Level 1: System Context
Data Platform (System)
Level 2: Containers
Data Ingestion Service (Container)
Data Processing Service (Container)
Data Warehousing Service (Container)
Analytics and Reporting Service (Container)
Level 3: Components
Data Ingestion API (Component)
Data Streaming Service (Component)
Data Quality Service (Component)
ETL Processing Service (Component)
Data Warehouse API (Component)
Querying and Reporting API (Component)
Business Intelligence Dashboard (Component)
Level 4: Code
Data Ingestion Microservices (Code)
Data Processing Jobs (Code)
Data Warehouse Schema (Code)
Reporting Queries (Code)
As the capability architecture diagram takes shape, an evaluation of the technology stack for the platform will be conducted. This involves creating a document that outlines the available technology options, the selection criteria, and the relevant business factors that influence the final technology selection.
For instance, a company may have to decide whether to stick with Hadoop for their data warehouse or switch to Snowflake.

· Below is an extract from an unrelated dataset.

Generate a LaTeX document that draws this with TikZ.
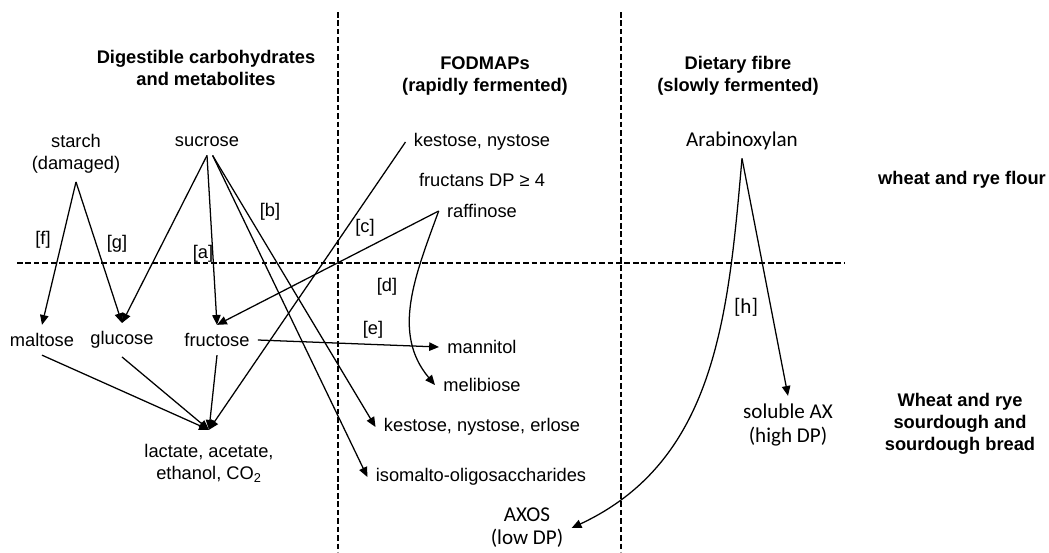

The evaluation may reveal the need for a Proof of Concept (POC) to gain a better understanding of how the proposed technologies compare to the selection criteria. This is usually mentioned in the proposal and could represent a phase 0 implementation scope for solidifying the technology selection.
Selection Criteria:
Decisions regarding technology are critical to the success of a data platform. The decision impacts everything from costs to the recruitment of team members for the platform.

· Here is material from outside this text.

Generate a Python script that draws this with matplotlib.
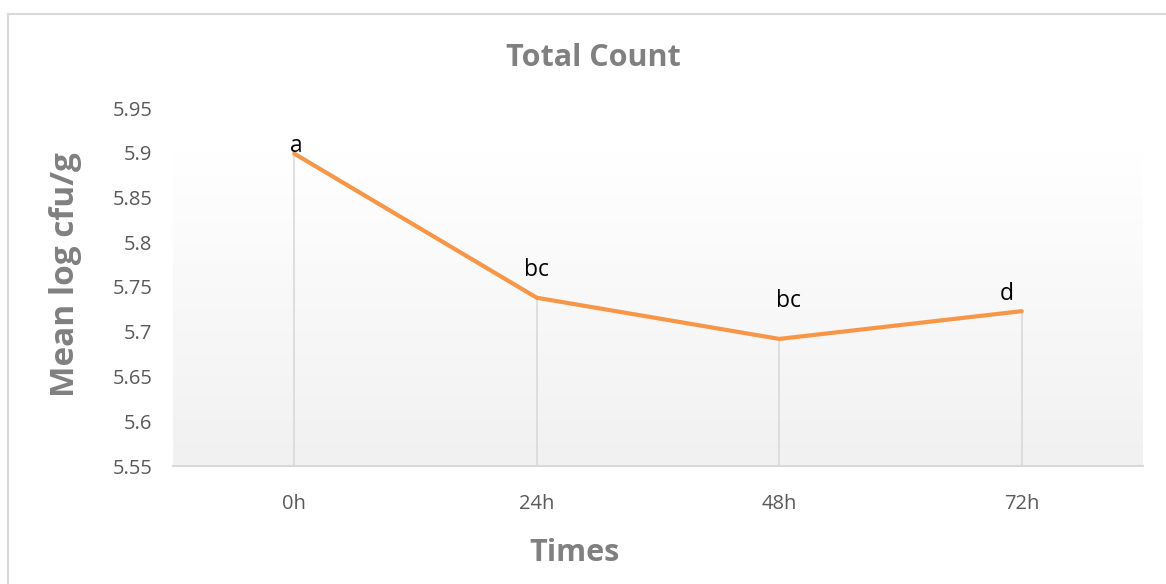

Define the key capabilities needed: Start by identifying the key capabilities that are required to execute the data strategy. These capabilities should align with the strategic objectives and prioritized use cases.
Determine the level of centralization: Once you have identified the key capabilities, determine which of these capabilities should be centralized and which should be allowed to exist in a federated structure. This decision should be based on factors such as the criticality of the capability, the level of standardization required, and the level of control needed.
Define the governance structure: Establish a clear governance structure that outlines the roles, responsibilities, and decision-making processes for each capability. This structure should also specify the decision rights and escalation paths.
Identify the necessary processes: Determine the necessary processes that are required to support the identified capabilities. This should include the workflows, procedures, and policies needed to ensure the effective execution of each capability.
Define the technology requirements: Determine the technology requirements needed to enable each capability. This includes the hardware, software, and infrastructure required to support the capabilities.
Establish the talent requirements: Identify the necessary talent needed to execute the capabilities. This includes the skills, knowledge, and experience required to effectively deliver each capability.
Develop a roadmap: Develop a roadmap that outlines the implementation plan for the Operating Model. This roadmap should consider factors such as dependencies, timelines, and resource requirements.
Applying the framework presented in this blog can help organizations build a successful data platform. By starting with a clear strategy, identifying primary use cases, and mapping out the required capabilities across people, process, and technology, organizations can ensure alignment between their data platform and business objectives. This approach also allows for iterative refinement as discussions with stakeholders progress and provides a clear visual representation of the platform, which can help drive buy-in and support from executive leadership. Additionally, conducting thorough technology assessments and selecting the right technology stack is critical to a successful data platform. By following this framework, organizations can maximize their technology investments and build a solid foundation for their data platform to support their business goals.